**The exercise**
Your copy of the material below should match it exactly, except that it holds no pictures.
═════ Data shown
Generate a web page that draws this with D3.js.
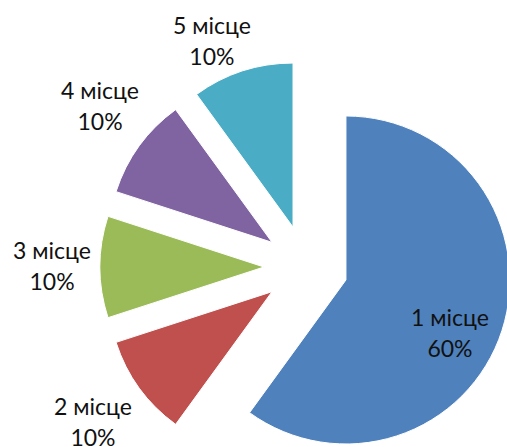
<!DOCTYPE html>
<html>
<head>
<meta charset="utf-8">
<script src="https://cdn.jsdelivr.net/npm/d3@7"></script>
<style>
  html, body { margin: 0; padding: 0; background: #fff; }
  svg { display: block; }
</style>
</head>
<body>
<svg id="chart" width="507" height="447"></svg>
<script>
// ---- data ----
const categories = ["1 місце", "2 місце", "3 місце", "4 місце", "5 місце"];
const values = [60, 10, 10, 10, 10];
const percentLabels = ["60%", "10%", "10%", "10%", "10%"];
const colors = ["#4F81BD", "#C0504D", "#9BBB59", "#8064A2", "#4BACC6"];

// ---- layout ----
const W = 507, H = 447;
const cx = 306, cy = 267;
const radius = 164;
const explode = 42;
const lineGap = 31;
// label placement (degrees clockwise from top, distance from pie centre) for first line baseline
const labelPolar = [[112.3, 155.6], [235.2, 259.4], [271.8, 254.1], [309.2, 265.8], [338.0, 251.2]];

const svg = d3.select("#chart");
const g = svg.append("g").attr("transform", `translate(${cx},${cy})`);

const data = categories.map((c, i) => ({ cat: c, value: values[i], pct: percentLabels[i], color: colors[i], i }));

const pie = d3.pie().value(d => d.value).sort(null).startAngle(0).endAngle(2 * Math.PI);
const arc = d3.arc().innerRadius(0).outerRadius(radius);

const arcs = pie(data);

g.selectAll("path.slice")
  .data(arcs)
  .join("path")
  .attr("class", "slice")
  .attr("d", arc)
  .attr("fill", d => d.data.color)
  .attr("stroke", "#fff")
  .attr("stroke-width", 1)
  .attr("transform", d => {
    const mid = (d.startAngle + d.endAngle) / 2;
    return `translate(${explode * Math.sin(mid)},${-explode * Math.cos(mid)})`;
  });

const labels = g.selectAll("text.lbl")
  .data(arcs)
  .join("text")
  .attr("class", "lbl")
  .attr("text-anchor", "middle")
  .attr("font-family", "Lato, 'Open Sans', sans-serif")
  .attr("font-size", 23)
  .attr("fill", "#111")
  .attr("transform", d => {
    const [ang, r] = labelPolar[d.data.i];
    const a = ang * Math.PI / 180;
    return `translate(${r * Math.sin(a)},${-r * Math.cos(a)})`;
  });

labels.append("tspan").attr("x", 0).attr("y", 0).text(d => d.data.cat);
labels.append("tspan").attr("x", 0).attr("y", lineGap).text(d => d.data.pct);
</script>
</body>
</html>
══════════
**Final result**
Generate a web page that draws this with D3.js.
<!DOCTYPE html>
<html>
<head>
<meta charset="utf-8">
<script src="https://cdn.jsdelivr.net/npm/d3@7"></script>
<style>
  html, body { margin: 0; padding: 0; background: #fff; }
  svg { display: block; }
</style>
</head>
<body>
<svg id="chart" width="507" height="447"></svg>
<script>
// ---- data ----
const categories = ["1 місце", "2 місце", "3 місце", "4 місце", "5 місце"];
const values = [60, 10, 10, 10, 10];
const percentLabels = ["60%", "10%", "10%", "10%", "10%"];
const colors = ["#4F81BD", "#C0504D", "#9BBB59", "#8064A2", "#4BACC6"];

// ---- layout ----
const W = 507, H = 447;
const cx = 306, cy = 267;
const radius = 164;
const explode = 42;
const lineGap = 31;
// label placement (degrees clockwise from top, distance from pie centre) for first line baseline
const labelPolar = [[112.3, 155.6], [235.2, 259.4], [271.8, 254.1], [309.2, 265.8], [338.0, 251.2]];

const svg = d3.select("#chart");
const g = svg.append("g").attr("transform", `translate(${cx},${cy})`);

const data = categories.map((c, i) => ({ cat: c, value: values[i], pct: percentLabels[i], color: colors[i], i }));

const pie = d3.pie().value(d => d.value).sort(null).startAngle(0).endAngle(2 * Math.PI);
const arc = d3.arc().innerRadius(0).outerRadius(radius);

const arcs = pie(data);

g.selectAll("path.slice")
  .data(arcs)
  .join("path")
  .attr("class", "slice")
  .attr("d", arc)
  .attr("fill", d => d.data.color)
  .attr("stroke", "#fff")
  .attr("stroke-width", 1)
  .attr("transform", d => {
    const mid = (d.startAngle + d.endAngle) / 2;
    return `translate(${explode * Math.sin(mid)},${-explode * Math.cos(mid)})`;
  });

const labels = g.selectAll("text.lbl")
  .data(arcs)
  .join("text")
  .attr("class", "lbl")
  .attr("text-anchor", "middle")
  .attr("font-family", "Lato, 'Open Sans', sans-serif")
  .attr("font-size", 23)
  .attr("fill", "#111")
  .attr("transform", d => {
    const [ang, r] = labelPolar[d.data.i];
    const a = ang * Math.PI / 180;
    return `translate(${r * Math.sin(a)},${-r * Math.cos(a)})`;
  });

labels.append("tspan").attr("x", 0).attr("y", 0).text(d => d.data.cat);
labels.append("tspan").attr("x", 0).attr("y", lineGap).text(d => d.data.pct);
</script>
</body>
</html>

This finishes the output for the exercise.